(begin)

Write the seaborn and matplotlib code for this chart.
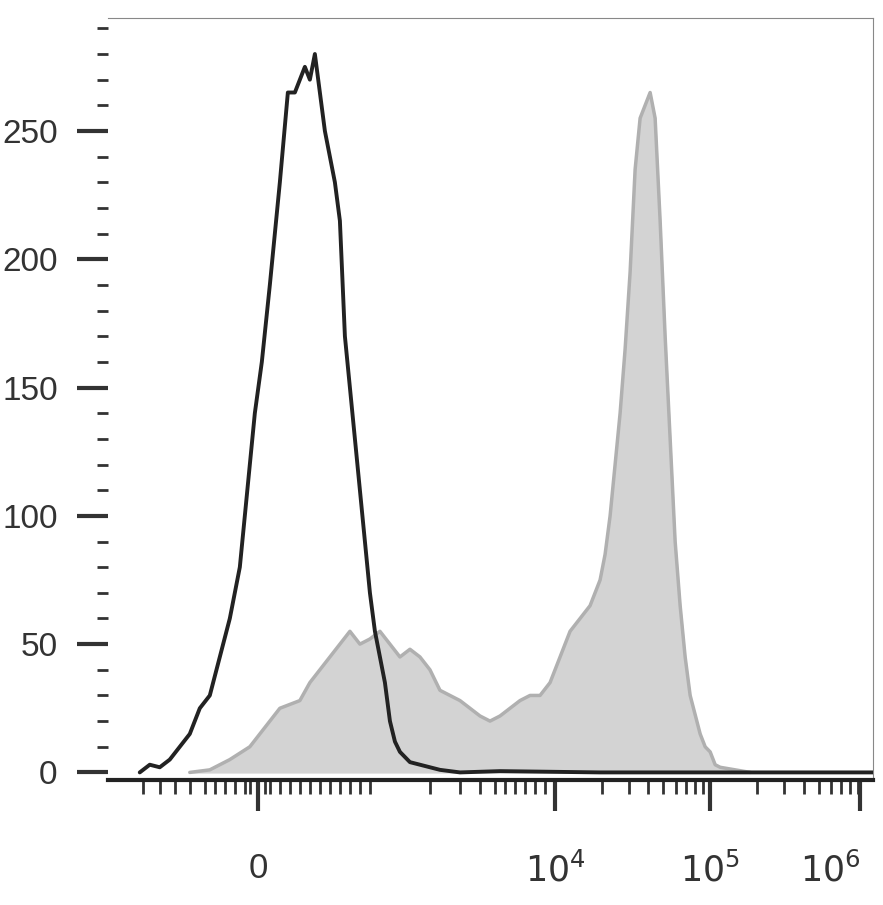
import matplotlib
matplotlib.use("Agg")
import matplotlib.pyplot as plt
import seaborn as sns
import numpy as np
import math

sns.set_style("white")
plt.rcParams['font.family'] = ['Liberation Sans', 'DejaVu Sans']

# x in display channel units (biexponential scale positions)
black_x = [140,150,160,170,180,190,200,210,220,230,240,245,250,255,262,270,275,280,288,295,300,305,310,315,320,325,330,335,340,345,350,355,360,365,370,375,380,385,390,395,400,410,420,430,440,460,500,600,873]
black_y = [0,3,2,5,10,15,25,30,45,60,80,100,120,140,160,190,210,230,265,265,270,275,270,280,265,250,240,230,215,170,150,130,110,90,70,55,45,35,20,12,8,4,3,2,1,0,0.5,0,0]
gray_x = [190,210,230,250,260,270,280,300,310,320,330,340,350,360,370,380,390,400,410,420,430,440,450,460,470,480,490,500,510,520,530,540,550,560,570,580,590,600,605,610,615,620,625,630,635,640,645,650,655,660,665,670,675,680,685,690,700,705,710,715,720,735,750]
gray_y = [0,1,5,10,15,20,25,28,35,40,45,50,55,50,52,55,50,45,48,45,40,32,30,28,25,22,20,22,25,28,30,30,35,45,55,60,65,75,85,100,120,140,165,195,235,255,260,265,255,215,170,130,90,65,45,30,15,10,8,3,2,1,0]

x_major_pos = [258, 555, 710, 860]
x_major_lab = ["0", "$10^4$", "$10^5$", "$10^6$"]
y_major = [0, 50, 100, 150, 200, 250]

fig = plt.figure(figsize=(8.83, 9.05), dpi=100)
ax = fig.add_axes([0.122, 0.138, 0.867, 0.842])

ax.fill_between(gray_x, gray_y, color="#d3d3d3", zorder=1)
sns.lineplot(x=gray_x, y=gray_y, ax=ax, color="#b0b0b0", lw=2.5, zorder=2)
sns.lineplot(x=black_x, y=black_y, ax=ax, color="#222222", lw=2.8, zorder=3)

ax.set_xlim(108, 873)
ax.set_ylim(-3, 294)
for s in ["top", "right"]:
    ax.spines[s].set_color("#888888"); ax.spines[s].set_linewidth(0.8)
ax.spines["left"].set_visible(False)
ax.spines["bottom"].set_color("#222222"); ax.spines["bottom"].set_linewidth(3)

ax.set_yticks(y_major)
ax.set_yticklabels([str(v) for v in y_major], fontsize=24, color="#333333")
ax.set_yticks(np.arange(0, 291, 10), minor=True)
ax.tick_params(axis="y", which="both", left=True)
ax.tick_params(axis="y", which="major", length=22, width=3, color="#333333", direction="out", pad=14)
ax.tick_params(axis="y", which="minor", length=8, width=2, color="#333333", direction="out")

minor_x = [143,160,175,190,205,215,225,235,245,250,265,270,280,290,300,310,320,330,340,350,360,370,
           430,460,480,495,505,515,525,535,545]
for d in (555, 710):
    minor_x += [d + 155*math.log10(k) for k in range(2, 10)]
ax.set_xticks(x_major_pos)
ax.set_xticklabels(x_major_lab, fontsize=25, color="#333333")
ax.get_xticklabels()[-1].set_horizontalalignment("right")
ax.get_xticklabels()[-1].set_x(873)
ax.set_xticks(minor_x, minor=True)
ax.tick_params(axis="x", which="both", bottom=True)
ax.tick_params(axis="x", which="major", length=22, width=3, color="#333333", direction="out", pad=30)
ax.tick_params(axis="x", which="minor", length=10, width=2, color="#333333", direction="out")
ax.set_xlabel(""); ax.set_ylabel("")

fig.savefig("out.png", dpi=100)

(end)

Instruction: Repeat the lines above, starting at the first and stopping after the line that holds "plt.rcParams['font.family'] = ['Liberation", with the pictures left out.

Result for this task:
Write the seaborn and matplotlib code for this chart.
import matplotlib
matplotlib.use("Agg")
import matplotlib.pyplot as plt
import seaborn as sns
import numpy as np
import math

sns.set_style("white")
plt.rcParams['font.family'] = ['Liberation Sans', 'DejaVu Sans']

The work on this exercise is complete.